Vonovia CEO Rolf Buch and Deutsche Wohnen CEO Michael Zahn at a press conference earlier this week regarding the merger. (Getty)

Germany’s two largest residential property groups, under public pressure to limit rent hikes, are set to merge in a $22 billion deal.

Vonovia and Deutsche Wohnen have agreed to the compact, which would value their real estate holdings at a combined $110 billion, according to MarketWatch.

Vonovia would buy Deutsche Wohnen’s shares at 53.03 euros a share. That would be an 18 percent premium on Deutsche Wohnen’s Friday stock price. The price closed Monday at 52.06 euros a share.

The companies said that jointly managing their portfolios will have a projected cost savings of around $128 million a year. Vonovia CEO Rolf Buch said the merger would help the firms bring housing units in Berlin up to new energy efficiency standards, according to the report.
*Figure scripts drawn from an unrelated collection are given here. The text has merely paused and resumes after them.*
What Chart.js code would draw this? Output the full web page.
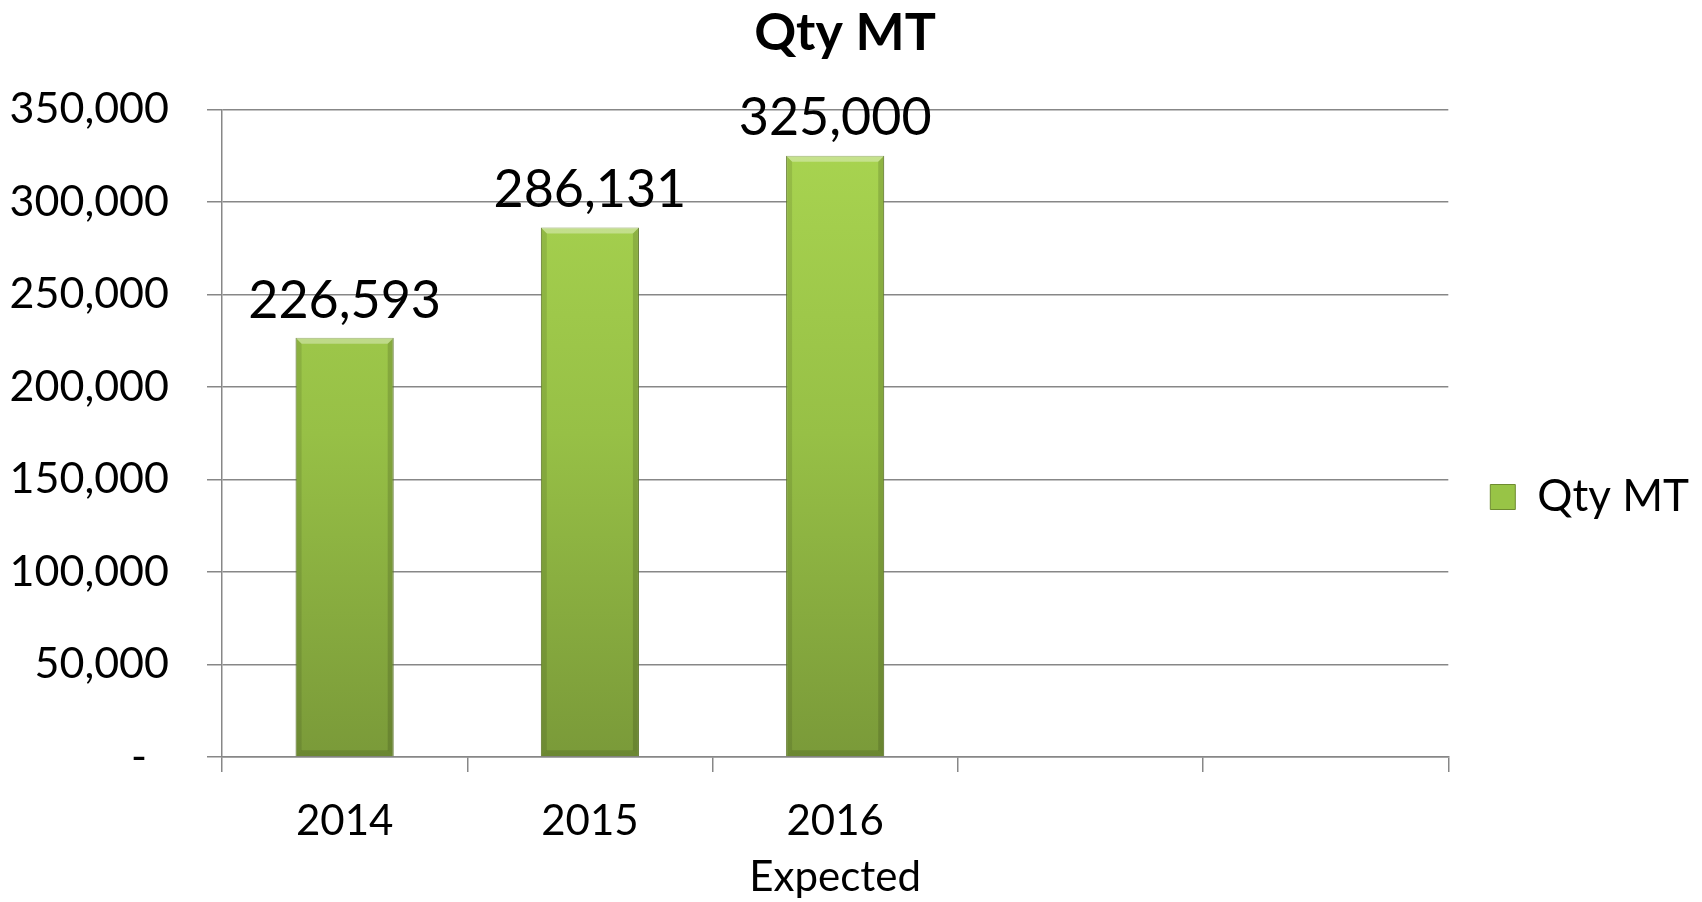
<!DOCTYPE html>
<html>
<head>
<meta charset="utf-8">
<script src="https://cdn.jsdelivr.net/npm/chart.js@4/dist/chart.umd.min.js"></script>
<style>
  html, body { margin: 0; padding: 0; background: #fff; }
  #wrap { width: 1702px; height: 902px; }
</style>
</head>
<body>
<div id="wrap"><canvas id="qtyChart" width="1702" height="902"></canvas></div>
<script>
// Dados do gráfico
const anos = [["2014"], ["2015"], ["2016", "Expected"], [""], [""]];
const qtyMT = [226593, 286131, 325000, null, null];
const ticksY = [0, 50000, 100000, 150000, 200000, 250000, 300000, 350000];

const FONTE = "Lato, 'Open Sans', sans-serif";
const COR_GRADE = '#878787';

// gradiente das barras (claro em cima, escuro embaixo)
function gradienteBarra(ctx) {
  const chart = ctx.chart;
  const area = chart.chartArea;
  if (!area) return '#98c446';
  const g = chart.ctx.createLinearGradient(0, area.top, 0, area.bottom);
  g.addColorStop(0, '#aad651');
  g.addColorStop(0.5, '#97c046');
  g.addColorStop(1, '#7a9a39');
  return g;
}

// chanfro das barras + rótulos de valor
const rotulosValor = {
  id: 'rotulosValor',
  afterDatasetsDraw(chart) {
    const ctx = chart.ctx;
    const meta = chart.getDatasetMeta(0);
    const b = 6;
    ctx.save();
    meta.data.forEach((el, i) => {
      if (qtyMT[i] == null) return;
      const l = el.x - el.width / 2, r = el.x + el.width / 2, t = el.y, bt = el.base;
      const trap = (pts, cor) => {
        ctx.beginPath();
        ctx.moveTo(pts[0][0], pts[0][1]);
        pts.slice(1).forEach(p => ctx.lineTo(p[0], p[1]));
        ctx.closePath();
        ctx.fillStyle = cor;
        ctx.fill();
      };
      trap([[l, t], [r, t], [r - b, t + b], [l + b, t + b]], 'rgba(255,255,255,0.35)');
      trap([[l, t], [l + b, t + b], [l + b, bt - b], [l, bt]], 'rgba(0,0,0,0.10)');
      trap([[r, t], [r - b, t + b], [r - b, bt - b], [r, bt]], 'rgba(0,0,0,0.14)');
      trap([[l, bt], [l + b, bt - b], [r - b, bt - b], [r, bt]], 'rgba(0,0,0,0.12)');
    });
    ctx.font = "52px " + FONTE;
    ctx.fillStyle = '#000';
    ctx.textAlign = 'center';
    ctx.textBaseline = 'bottom';
    meta.data.forEach((el, i) => {
      const v = qtyMT[i];
      if (v == null) return;
      ctx.fillText(v.toLocaleString('en-US'), el.x, el.y - 11);
    });
    ctx.restore();
  }
};

new Chart(document.getElementById('qtyChart'), {
  type: 'bar',
  data: {
    labels: anos,
    datasets: [{
      label: 'Qty MT',
      data: qtyMT,
      backgroundColor: gradienteBarra,
      borderColor: '#6e8b30',
      borderWidth: 1,
      categoryPercentage: 1,
      barPercentage: 0.4
    }]
  },
  options: {
    responsive: false,
    animation: false,
    layout: { padding: { left: -9, right: 3, top: 0, bottom: 0 } },
    scales: {
      y: {
        min: 0,
        max: 350000,
        afterBuildTicks: axis => { axis.ticks = ticksY.map(v => ({ value: v })); },
        afterFit: axis => { axis.width = 231; },
        ticks: {
          color: '#000',
          font: { family: FONTE, size: 43 },
          padding: 38,
          callback: v => v === 0 ? '-\u00a0\u00a0' : v.toLocaleString('en-US')
        },
        grid: { color: COR_GRADE, lineWidth: 1.5, tickLength: 15 },
        border: { color: COR_GRADE, width: 1.5 }
      },
      x: {
        afterFit: axis => { axis.height = 145; },
        ticks: {
          color: '#000',
          font: { family: FONTE, size: 42, lineHeight: 1.32 },
          padding: 22
        },
        grid: { drawOnChartArea: false, color: COR_GRADE, lineWidth: 1.5, tickLength: 15 },
        border: { color: COR_GRADE, width: 1.5 }
      }
    },
    plugins: {
      title: {
        display: true,
        text: 'Qty MT',
        color: '#000',
        font: { family: FONTE, size: 52, weight: 'bold' },
        padding: { top: 2, bottom: 45 }
      },
      legend: {
        position: 'right',
        title: { display: true, text: ' ', font: { size: 10 }, padding: { top: 80, bottom: 0 } },
        labels: {
          color: '#000',
          font: { family: FONTE, size: 44 },
          boxWidth: 25,
          boxHeight: 25,
          padding: 42,
          generateLabels: chart => [{
            text: 'Qty MT',
            fillStyle: '#98c446',
            strokeStyle: '#6e8b30',
            fontColor: '#000',
            lineWidth: 1,
            datasetIndex: 0
          }]
        }
      },
      tooltip: { enabled: false }
    }
  },
  plugins: [rotulosValor]
});
</script>
</body>
</html>
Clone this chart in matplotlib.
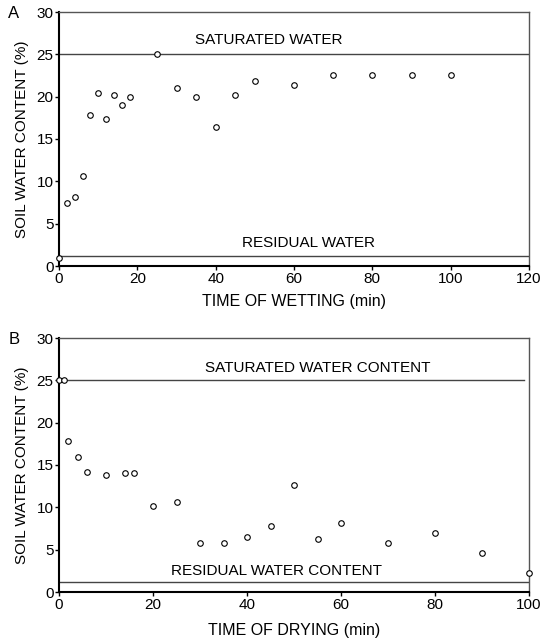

Both companies recently pledged to limit rent hikes to 1 percent in the German capital, where residents have pressed them to do so. Following a 2019 public campaign, Deutsche Wohnen said it would sell 20,000 units to the city.

Deutsche Wohnen CFO Philip Grosse said in 2019 that Berlin’s landmark rent freeze was a threat to the company’s finances, and that it would look to other markets to develop new properties.

Berlin’s rent control law was struck down in a German court earlier this year.